====== SUPPLIED DATA ======

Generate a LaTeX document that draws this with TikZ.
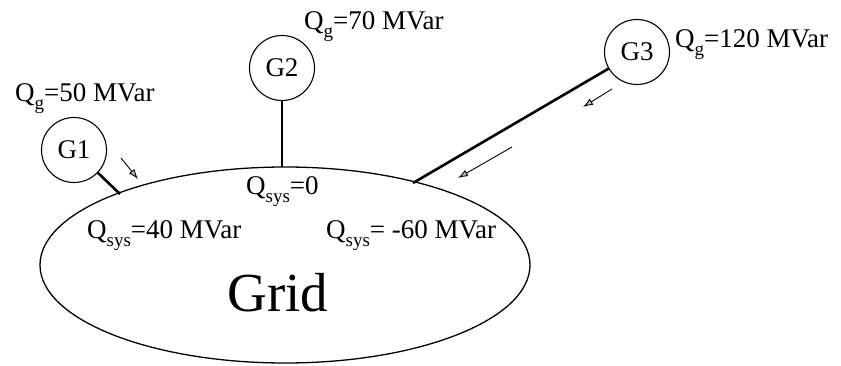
\documentclass[tikz,border=0pt]{standalone}
\usepackage{fontspec}
\setmainfont{Liberation Serif}
\usetikzlibrary{arrows.meta,shapes.geometric}
\newcommand\subq[1]{\raisebox{-0.28em}{\fontsize{19}{19}\selectfont #1}}
\begin{document}
\begin{tikzpicture}[x=1pt,y=-1pt,
  gen/.style={circle,draw,line width=1.1pt,minimum size=65pt,inner sep=0pt,font=\fontsize{27}{29}\selectfont},
  lbl/.style={anchor=base west,inner sep=0pt,font=\fontsize{27}{29}\selectfont},
  feeder/.style={line width=2.6pt},
  flow/.style={line width=0.9pt,-{Latex[length=10pt,width=7pt,fill=gray!50]}}]
\useasboundingbox (0,0) rectangle (841,366);
% grid
\node[ellipse,draw,line width=1.3pt,minimum width=490pt,minimum height=196pt,inner sep=0pt] (grid) at (285,265) {};
\node[anchor=base,inner sep=0pt,font=\fontsize{55}{57}\selectfont] (gtxt) at (278,312) {Grid};
% generators
\node[gen] (g1) at (74,150) {G1};
\node[gen] (g2) at (282,68) {G2};
\node[gen] (g3) at (637,52) {G3};
% connection points on grid
\coordinate (c1) at (120,194);
\coordinate (c2) at (282,167);
\coordinate (c3) at (413,183);
\draw[feeder] (g1) -- (c1);
\draw[line width=1.9pt] (g2) -- (c2);
\draw[feeder] (g3) -- (c3);
% flow arrows
\coordinate (a1s) at (121,158); \coordinate (a1e) at (138,179);
\coordinate (a2s) at (612,89);  \coordinate (a2e) at (583,107);
\coordinate (a3s) at (512,147); \coordinate (a3e) at (458,178);
\draw[flow] (a1s) -- (a1e);
\draw[flow] (a2s) -- (a2e);
\draw[flow] (a3s) -- (a3e);
% labels
\node[lbl] (q1) at (15,102) {Q\subq{g}=50 MVar};
\node[lbl] (q2) at (304,30) {Q\subq{g}=70 MVar};
\node[lbl] (q3) at (675,48) {Q\subq{g}=120 MVar};
\node[lbl] (s2) at (246,195) {Q\subq{sys}=0};
\node[lbl] (s1) at (87,239) {Q\subq{sys}=40 MVar};
\node[lbl] (s3) at (326,239) {Q\subq{sys}= -60 MVar};
\end{tikzpicture}
\end{document}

======

_WHAT IS NEEDED_
Write out the whole listing exactly, and drop the pictures.

_FINAL ANSWER_
Generate a LaTeX document that draws this with TikZ.
\documentclass[tikz,border=0pt]{standalone}
\usepackage{fontspec}
\setmainfont{Liberation Serif}
\usetikzlibrary{arrows.meta,shapes.geometric}
\newcommand\subq[1]{\raisebox{-0.28em}{\fontsize{19}{19}\selectfont #1}}
\begin{document}
\begin{tikzpicture}[x=1pt,y=-1pt,
  gen/.style={circle,draw,line width=1.1pt,minimum size=65pt,inner sep=0pt,font=\fontsize{27}{29}\selectfont},
  lbl/.style={anchor=base west,inner sep=0pt,font=\fontsize{27}{29}\selectfont},
  feeder/.style={line width=2.6pt},
  flow/.style={line width=0.9pt,-{Latex[length=10pt,width=7pt,fill=gray!50]}}]
\useasboundingbox (0,0) rectangle (841,366);
% grid
\node[ellipse,draw,line width=1.3pt,minimum width=490pt,minimum height=196pt,inner sep=0pt] (grid) at (285,265) {};
\node[anchor=base,inner sep=0pt,font=\fontsize{55}{57}\selectfont] (gtxt) at (278,312) {Grid};
% generators
\node[gen] (g1) at (74,150) {G1};
\node[gen] (g2) at (282,68) {G2};
\node[gen] (g3) at (637,52) {G3};
% connection points on grid
\coordinate (c1) at (120,194);
\coordinate (c2) at (282,167);
\coordinate (c3) at (413,183);
\draw[feeder] (g1) -- (c1);
\draw[line width=1.9pt] (g2) -- (c2);
\draw[feeder] (g3) -- (c3);
% flow arrows
\coordinate (a1s) at (121,158); \coordinate (a1e) at (138,179);
\coordinate (a2s) at (612,89);  \coordinate (a2e) at (583,107);
\coordinate (a3s) at (512,147); \coordinate (a3e) at (458,178);
\draw[flow] (a1s) -- (a1e);
\draw[flow] (a2s) -- (a2e);
\draw[flow] (a3s) -- (a3e);
% labels
\node[lbl] (q1) at (15,102) {Q\subq{g}=50 MVar};
\node[lbl] (q2) at (304,30) {Q\subq{g}=70 MVar};
\node[lbl] (q3) at (675,48) {Q\subq{g}=120 MVar};
\node[lbl] (s2) at (246,195) {Q\subq{sys}=0};
\node[lbl] (s1) at (87,239) {Q\subq{sys}=40 MVar};
\node[lbl] (s3) at (326,239) {Q\subq{sys}= -60 MVar};
\end{tikzpicture}
\end{document}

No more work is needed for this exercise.